# [What this task involves]
Would you print the records below from the first line through the line containing "import seaborn as sns", skipping the pictures?

------------------------------------------------

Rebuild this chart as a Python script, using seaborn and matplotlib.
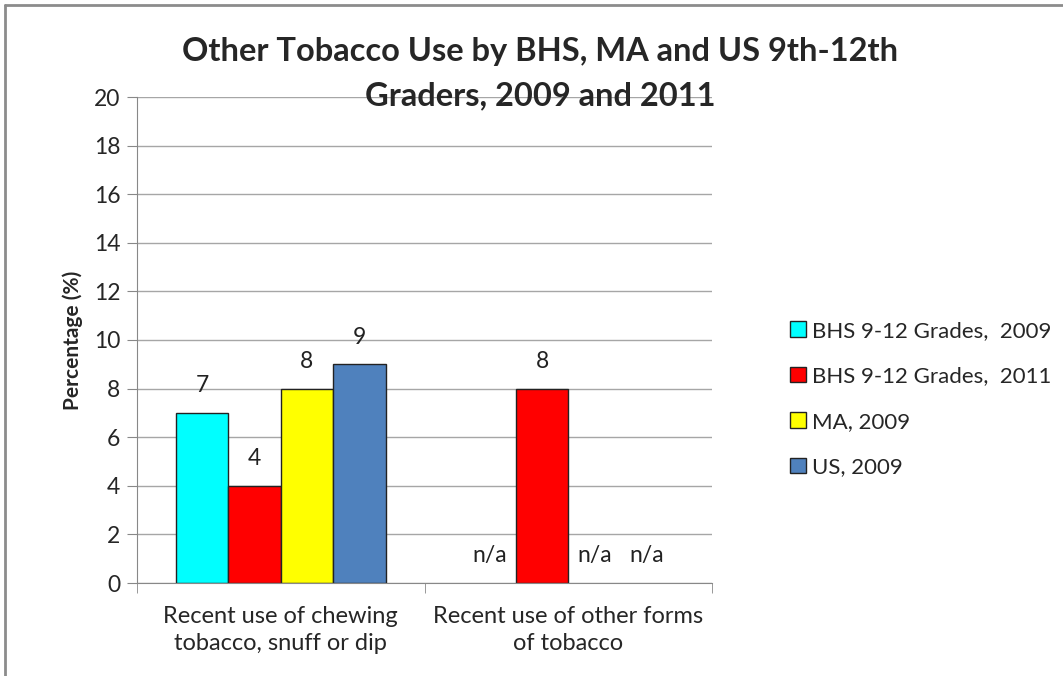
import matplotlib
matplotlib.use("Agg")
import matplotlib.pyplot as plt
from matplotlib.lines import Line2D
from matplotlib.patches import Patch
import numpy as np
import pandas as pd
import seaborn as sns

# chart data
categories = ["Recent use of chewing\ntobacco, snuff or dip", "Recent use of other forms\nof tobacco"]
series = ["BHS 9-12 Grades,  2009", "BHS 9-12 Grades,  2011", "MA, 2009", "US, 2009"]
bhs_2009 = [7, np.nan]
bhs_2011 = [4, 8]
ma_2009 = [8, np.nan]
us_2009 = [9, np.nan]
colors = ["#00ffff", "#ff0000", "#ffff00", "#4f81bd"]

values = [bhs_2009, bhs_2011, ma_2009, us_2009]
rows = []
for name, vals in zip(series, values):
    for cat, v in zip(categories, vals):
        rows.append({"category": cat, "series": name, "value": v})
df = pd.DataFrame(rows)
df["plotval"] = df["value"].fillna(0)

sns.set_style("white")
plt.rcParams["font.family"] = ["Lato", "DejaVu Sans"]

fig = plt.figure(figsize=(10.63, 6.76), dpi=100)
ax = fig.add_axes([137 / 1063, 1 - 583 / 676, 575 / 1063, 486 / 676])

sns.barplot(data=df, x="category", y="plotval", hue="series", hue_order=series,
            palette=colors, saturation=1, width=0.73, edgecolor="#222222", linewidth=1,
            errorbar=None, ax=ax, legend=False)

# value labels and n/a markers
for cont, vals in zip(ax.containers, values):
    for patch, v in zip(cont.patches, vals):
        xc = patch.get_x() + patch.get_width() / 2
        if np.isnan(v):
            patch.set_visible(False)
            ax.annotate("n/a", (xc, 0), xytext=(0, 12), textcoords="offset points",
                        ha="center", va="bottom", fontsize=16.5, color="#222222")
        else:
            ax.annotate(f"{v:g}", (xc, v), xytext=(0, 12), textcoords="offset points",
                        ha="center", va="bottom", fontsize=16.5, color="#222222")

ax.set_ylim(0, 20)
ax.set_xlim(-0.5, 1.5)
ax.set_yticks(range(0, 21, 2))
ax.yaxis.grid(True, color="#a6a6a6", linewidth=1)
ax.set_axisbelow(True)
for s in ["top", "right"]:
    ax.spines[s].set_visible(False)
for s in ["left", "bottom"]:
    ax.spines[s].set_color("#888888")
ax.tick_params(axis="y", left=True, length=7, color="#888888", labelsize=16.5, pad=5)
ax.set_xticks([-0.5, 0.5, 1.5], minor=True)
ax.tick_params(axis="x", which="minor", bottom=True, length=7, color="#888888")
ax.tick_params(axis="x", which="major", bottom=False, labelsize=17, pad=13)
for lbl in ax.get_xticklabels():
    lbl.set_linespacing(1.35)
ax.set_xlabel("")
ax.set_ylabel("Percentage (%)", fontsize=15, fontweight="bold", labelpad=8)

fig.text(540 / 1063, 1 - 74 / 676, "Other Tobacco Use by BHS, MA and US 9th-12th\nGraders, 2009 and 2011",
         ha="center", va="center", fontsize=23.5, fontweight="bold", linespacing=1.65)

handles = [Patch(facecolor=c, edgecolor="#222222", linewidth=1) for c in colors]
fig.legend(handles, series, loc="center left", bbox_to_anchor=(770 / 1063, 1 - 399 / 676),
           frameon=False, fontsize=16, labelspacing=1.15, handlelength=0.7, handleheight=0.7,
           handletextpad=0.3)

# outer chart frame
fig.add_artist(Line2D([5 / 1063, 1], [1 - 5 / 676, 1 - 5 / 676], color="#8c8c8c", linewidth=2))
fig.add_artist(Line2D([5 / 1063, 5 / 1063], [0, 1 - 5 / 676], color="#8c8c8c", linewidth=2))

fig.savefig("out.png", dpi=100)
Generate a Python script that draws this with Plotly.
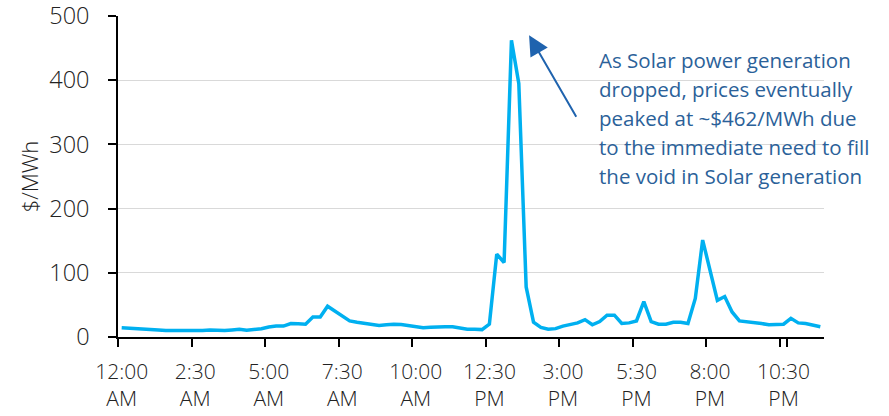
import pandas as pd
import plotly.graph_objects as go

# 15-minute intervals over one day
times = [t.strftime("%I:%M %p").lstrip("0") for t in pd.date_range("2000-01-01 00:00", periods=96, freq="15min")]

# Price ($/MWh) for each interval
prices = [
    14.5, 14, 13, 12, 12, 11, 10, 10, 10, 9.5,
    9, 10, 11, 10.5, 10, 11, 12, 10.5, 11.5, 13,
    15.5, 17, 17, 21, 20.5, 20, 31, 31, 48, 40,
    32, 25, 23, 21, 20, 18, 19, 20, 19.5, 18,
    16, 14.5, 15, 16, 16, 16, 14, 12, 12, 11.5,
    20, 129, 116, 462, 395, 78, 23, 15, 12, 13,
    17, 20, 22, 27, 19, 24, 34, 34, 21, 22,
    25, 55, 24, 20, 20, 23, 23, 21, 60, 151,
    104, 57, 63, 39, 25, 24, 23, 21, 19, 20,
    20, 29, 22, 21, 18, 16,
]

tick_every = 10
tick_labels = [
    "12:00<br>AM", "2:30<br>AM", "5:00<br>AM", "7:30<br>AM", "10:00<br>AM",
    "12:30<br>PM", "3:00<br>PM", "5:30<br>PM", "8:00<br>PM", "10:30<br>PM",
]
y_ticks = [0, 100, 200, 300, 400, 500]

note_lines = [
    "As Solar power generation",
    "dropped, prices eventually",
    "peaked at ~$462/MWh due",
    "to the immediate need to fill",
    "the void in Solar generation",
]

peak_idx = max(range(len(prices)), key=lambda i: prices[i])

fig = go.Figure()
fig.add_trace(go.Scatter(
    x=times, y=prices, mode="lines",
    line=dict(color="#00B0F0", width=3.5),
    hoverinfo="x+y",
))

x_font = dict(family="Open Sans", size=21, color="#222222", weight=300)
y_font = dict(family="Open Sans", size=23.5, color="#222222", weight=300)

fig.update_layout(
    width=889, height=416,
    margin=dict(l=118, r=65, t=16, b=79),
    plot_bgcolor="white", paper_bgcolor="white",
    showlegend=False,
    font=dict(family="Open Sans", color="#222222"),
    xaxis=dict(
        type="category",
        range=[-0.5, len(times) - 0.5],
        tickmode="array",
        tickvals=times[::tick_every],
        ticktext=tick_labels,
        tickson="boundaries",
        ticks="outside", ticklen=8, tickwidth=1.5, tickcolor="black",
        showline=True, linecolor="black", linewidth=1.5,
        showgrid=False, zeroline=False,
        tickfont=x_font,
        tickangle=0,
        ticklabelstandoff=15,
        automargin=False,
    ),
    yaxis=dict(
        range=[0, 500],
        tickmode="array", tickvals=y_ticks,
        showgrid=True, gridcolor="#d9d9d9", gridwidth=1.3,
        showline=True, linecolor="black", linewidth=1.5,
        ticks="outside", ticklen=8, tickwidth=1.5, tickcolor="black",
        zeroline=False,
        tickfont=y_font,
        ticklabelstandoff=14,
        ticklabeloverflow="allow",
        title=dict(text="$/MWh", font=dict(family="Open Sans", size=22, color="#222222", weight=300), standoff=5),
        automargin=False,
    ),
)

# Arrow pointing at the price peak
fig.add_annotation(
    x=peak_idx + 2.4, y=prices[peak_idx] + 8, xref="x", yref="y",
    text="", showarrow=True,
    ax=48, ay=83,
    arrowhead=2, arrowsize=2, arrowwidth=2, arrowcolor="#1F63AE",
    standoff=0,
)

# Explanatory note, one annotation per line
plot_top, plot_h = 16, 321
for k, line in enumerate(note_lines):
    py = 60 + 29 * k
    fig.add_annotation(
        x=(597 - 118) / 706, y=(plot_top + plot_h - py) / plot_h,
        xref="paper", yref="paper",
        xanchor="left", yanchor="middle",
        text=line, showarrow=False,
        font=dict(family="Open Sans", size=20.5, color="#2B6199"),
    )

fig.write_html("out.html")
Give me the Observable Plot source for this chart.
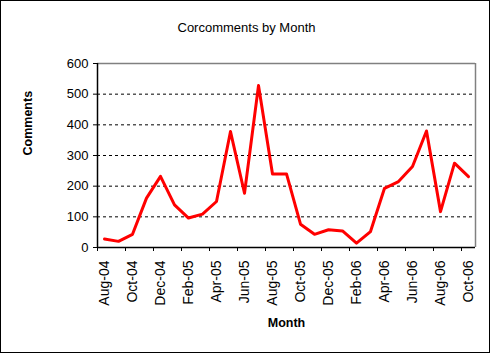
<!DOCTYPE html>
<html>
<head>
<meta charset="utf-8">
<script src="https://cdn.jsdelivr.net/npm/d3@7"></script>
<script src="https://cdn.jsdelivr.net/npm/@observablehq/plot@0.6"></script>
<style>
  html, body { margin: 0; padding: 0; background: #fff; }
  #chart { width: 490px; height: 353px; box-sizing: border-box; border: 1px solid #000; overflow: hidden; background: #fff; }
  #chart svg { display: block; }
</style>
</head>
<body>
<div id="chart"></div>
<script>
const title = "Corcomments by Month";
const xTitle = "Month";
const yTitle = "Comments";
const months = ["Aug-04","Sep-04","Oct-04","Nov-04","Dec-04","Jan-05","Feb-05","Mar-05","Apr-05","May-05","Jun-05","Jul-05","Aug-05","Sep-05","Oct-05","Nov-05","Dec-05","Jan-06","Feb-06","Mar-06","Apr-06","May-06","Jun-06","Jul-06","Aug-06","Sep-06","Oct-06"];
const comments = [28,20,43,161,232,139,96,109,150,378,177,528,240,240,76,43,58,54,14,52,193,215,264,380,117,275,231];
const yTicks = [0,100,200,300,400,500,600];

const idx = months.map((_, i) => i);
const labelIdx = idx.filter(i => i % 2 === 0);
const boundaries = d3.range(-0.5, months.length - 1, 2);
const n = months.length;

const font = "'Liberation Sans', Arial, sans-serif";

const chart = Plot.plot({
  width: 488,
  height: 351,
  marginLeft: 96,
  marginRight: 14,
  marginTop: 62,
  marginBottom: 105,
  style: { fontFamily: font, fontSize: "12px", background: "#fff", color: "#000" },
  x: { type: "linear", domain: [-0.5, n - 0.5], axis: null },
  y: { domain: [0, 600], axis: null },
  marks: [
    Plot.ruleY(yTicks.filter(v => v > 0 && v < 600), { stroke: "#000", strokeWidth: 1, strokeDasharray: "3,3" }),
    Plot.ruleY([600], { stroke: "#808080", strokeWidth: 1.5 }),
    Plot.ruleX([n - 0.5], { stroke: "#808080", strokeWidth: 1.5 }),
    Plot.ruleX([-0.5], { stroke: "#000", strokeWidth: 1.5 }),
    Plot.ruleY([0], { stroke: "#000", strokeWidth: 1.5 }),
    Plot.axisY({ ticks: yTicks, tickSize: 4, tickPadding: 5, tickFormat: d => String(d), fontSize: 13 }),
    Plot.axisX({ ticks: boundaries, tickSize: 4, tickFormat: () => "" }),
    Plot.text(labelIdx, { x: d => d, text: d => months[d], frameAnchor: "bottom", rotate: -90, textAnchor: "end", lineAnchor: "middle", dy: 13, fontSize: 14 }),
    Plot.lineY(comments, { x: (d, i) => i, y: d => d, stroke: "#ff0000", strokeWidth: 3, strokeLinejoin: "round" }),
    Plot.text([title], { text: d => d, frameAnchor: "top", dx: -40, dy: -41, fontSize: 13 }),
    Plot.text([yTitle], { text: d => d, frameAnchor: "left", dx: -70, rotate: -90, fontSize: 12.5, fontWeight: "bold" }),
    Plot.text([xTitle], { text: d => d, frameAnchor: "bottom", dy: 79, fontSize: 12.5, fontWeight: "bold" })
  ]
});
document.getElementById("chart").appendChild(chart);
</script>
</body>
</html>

------------------------------------------------

# [Solution to the problem]
Rebuild this chart as a Python script, using seaborn and matplotlib.
import matplotlib
matplotlib.use("Agg")
import matplotlib.pyplot as plt
from matplotlib.lines import Line2D
from matplotlib.patches import Patch
import numpy as np
import pandas as pd
import seaborn as sns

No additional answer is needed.